→ **Input material**
----

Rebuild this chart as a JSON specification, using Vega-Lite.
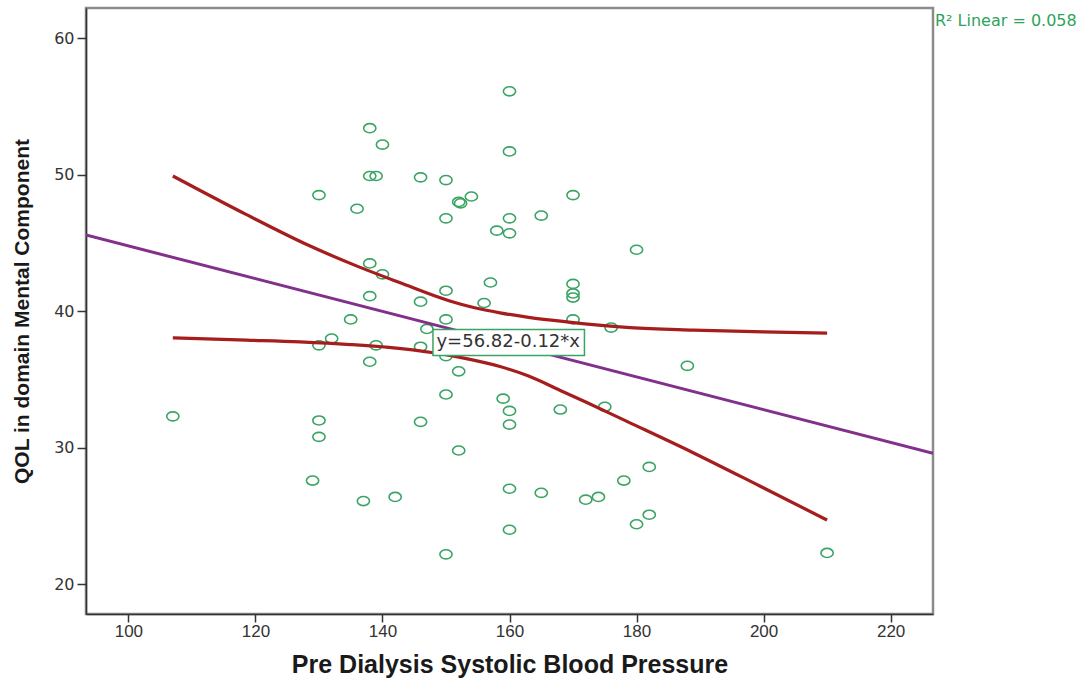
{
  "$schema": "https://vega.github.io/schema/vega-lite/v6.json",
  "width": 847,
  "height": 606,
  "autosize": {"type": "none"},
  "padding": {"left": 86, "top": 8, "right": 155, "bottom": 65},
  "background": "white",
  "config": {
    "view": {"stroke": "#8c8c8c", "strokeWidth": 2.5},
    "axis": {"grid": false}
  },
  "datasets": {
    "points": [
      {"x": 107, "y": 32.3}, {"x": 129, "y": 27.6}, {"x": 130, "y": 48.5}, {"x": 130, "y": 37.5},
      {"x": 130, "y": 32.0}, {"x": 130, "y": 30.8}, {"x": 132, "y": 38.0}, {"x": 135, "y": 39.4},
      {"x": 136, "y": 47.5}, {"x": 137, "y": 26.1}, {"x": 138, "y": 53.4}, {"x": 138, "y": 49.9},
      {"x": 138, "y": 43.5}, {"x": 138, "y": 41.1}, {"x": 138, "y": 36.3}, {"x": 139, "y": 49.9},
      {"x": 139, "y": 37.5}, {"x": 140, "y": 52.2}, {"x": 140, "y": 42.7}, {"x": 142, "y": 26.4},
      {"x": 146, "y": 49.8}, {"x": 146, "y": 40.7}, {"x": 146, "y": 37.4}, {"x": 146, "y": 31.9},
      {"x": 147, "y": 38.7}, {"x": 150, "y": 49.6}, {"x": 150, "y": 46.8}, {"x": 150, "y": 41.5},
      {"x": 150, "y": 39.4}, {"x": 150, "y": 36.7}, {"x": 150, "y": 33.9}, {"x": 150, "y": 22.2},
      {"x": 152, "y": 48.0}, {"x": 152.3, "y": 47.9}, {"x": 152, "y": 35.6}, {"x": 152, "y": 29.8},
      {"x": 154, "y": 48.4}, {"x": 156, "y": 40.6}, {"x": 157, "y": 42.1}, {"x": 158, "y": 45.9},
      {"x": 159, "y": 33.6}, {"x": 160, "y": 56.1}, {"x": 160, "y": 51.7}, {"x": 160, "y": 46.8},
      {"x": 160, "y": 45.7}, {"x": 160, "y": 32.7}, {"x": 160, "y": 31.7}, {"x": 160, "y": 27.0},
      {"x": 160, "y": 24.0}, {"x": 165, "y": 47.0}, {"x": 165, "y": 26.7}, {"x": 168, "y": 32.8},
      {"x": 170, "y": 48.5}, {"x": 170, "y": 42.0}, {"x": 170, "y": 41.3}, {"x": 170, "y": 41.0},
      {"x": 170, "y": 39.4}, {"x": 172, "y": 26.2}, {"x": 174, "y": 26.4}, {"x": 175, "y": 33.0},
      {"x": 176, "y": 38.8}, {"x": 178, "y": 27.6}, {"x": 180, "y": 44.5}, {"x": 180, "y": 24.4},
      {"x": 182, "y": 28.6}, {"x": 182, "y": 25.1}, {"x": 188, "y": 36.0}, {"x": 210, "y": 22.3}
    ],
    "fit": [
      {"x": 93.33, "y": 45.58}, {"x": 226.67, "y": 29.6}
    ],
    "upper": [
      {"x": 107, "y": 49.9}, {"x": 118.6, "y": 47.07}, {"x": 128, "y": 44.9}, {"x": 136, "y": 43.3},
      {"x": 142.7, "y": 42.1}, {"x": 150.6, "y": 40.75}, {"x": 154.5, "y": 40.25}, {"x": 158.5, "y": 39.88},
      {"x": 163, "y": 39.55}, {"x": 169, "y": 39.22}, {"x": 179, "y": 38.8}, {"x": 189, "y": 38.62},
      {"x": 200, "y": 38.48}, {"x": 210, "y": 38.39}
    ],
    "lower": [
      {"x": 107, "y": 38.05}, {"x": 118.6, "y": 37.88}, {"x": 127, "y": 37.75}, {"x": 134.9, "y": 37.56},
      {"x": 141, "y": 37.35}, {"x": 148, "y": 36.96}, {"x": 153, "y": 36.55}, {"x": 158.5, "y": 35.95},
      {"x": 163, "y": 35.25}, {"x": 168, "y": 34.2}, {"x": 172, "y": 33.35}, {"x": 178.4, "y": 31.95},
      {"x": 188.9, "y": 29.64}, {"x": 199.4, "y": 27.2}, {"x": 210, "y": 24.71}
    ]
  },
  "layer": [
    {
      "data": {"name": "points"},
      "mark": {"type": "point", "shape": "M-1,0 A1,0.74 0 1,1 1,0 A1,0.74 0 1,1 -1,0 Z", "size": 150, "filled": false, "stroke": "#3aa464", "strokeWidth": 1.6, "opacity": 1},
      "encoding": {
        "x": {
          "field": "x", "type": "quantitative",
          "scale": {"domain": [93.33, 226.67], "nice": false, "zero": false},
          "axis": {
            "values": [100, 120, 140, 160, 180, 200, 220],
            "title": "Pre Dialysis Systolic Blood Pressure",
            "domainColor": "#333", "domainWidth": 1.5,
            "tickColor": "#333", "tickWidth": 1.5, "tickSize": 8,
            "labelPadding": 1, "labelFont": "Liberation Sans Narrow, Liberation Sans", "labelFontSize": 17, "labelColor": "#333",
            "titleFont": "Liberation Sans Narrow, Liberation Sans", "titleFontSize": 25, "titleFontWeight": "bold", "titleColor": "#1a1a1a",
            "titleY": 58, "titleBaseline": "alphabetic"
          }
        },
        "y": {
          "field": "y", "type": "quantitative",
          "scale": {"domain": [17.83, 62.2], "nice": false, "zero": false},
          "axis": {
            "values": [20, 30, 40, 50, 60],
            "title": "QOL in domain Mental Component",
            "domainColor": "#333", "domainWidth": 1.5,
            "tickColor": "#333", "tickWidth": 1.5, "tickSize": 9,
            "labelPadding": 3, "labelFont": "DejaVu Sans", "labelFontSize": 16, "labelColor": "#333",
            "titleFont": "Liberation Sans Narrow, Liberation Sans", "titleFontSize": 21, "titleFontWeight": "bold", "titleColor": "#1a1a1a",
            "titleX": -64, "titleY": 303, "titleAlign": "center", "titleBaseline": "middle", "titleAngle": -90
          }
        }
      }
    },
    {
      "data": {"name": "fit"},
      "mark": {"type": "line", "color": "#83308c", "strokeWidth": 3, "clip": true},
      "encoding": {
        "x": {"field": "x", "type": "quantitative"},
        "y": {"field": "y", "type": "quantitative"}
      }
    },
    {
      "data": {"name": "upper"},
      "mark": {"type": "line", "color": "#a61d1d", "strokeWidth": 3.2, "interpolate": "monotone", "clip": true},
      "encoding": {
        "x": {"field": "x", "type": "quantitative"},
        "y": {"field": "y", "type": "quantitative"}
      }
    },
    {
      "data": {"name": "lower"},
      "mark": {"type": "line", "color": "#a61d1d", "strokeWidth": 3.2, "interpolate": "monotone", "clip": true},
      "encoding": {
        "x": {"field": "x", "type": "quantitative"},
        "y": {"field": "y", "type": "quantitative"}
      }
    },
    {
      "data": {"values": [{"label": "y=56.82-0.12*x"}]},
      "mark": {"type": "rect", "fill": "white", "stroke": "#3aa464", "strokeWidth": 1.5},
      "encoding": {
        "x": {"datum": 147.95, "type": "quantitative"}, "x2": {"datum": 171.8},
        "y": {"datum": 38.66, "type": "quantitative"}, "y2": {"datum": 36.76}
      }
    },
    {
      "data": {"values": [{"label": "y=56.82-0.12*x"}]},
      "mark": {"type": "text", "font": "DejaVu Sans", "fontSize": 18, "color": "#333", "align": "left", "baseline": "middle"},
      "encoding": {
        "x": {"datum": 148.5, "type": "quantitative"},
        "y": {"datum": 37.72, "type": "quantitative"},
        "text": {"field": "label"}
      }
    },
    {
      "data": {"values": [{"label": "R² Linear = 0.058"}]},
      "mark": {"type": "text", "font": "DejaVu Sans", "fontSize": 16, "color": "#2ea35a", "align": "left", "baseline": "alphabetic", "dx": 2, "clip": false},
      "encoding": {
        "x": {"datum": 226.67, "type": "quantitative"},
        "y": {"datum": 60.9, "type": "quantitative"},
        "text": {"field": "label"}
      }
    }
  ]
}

----

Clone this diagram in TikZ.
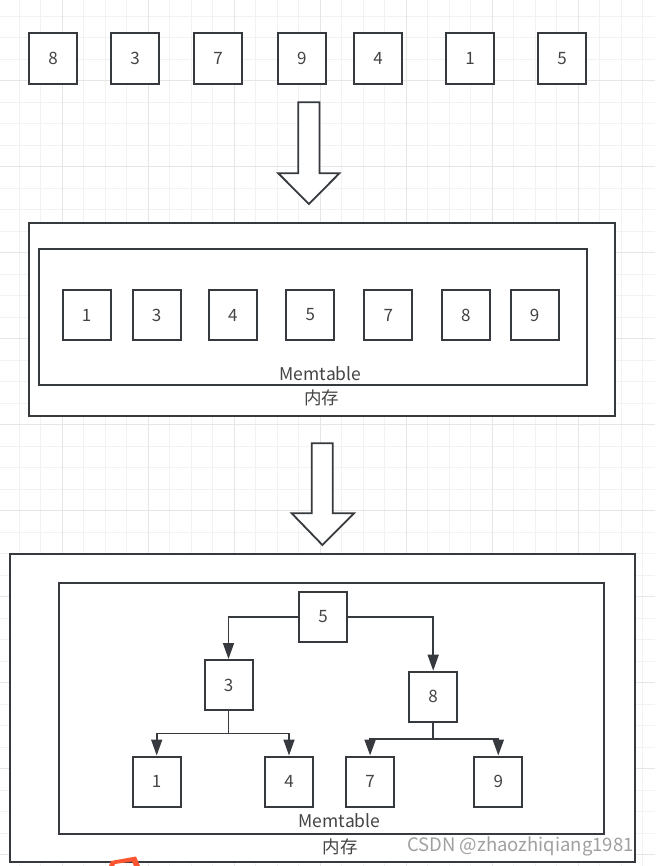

----

→ **Task details**
The lines to collect are those holding the string "this"; copy them all.

→ **Result of the task**
Rebuild this chart as a JSON specification, using Vega-Lite.
Clone this diagram in TikZ.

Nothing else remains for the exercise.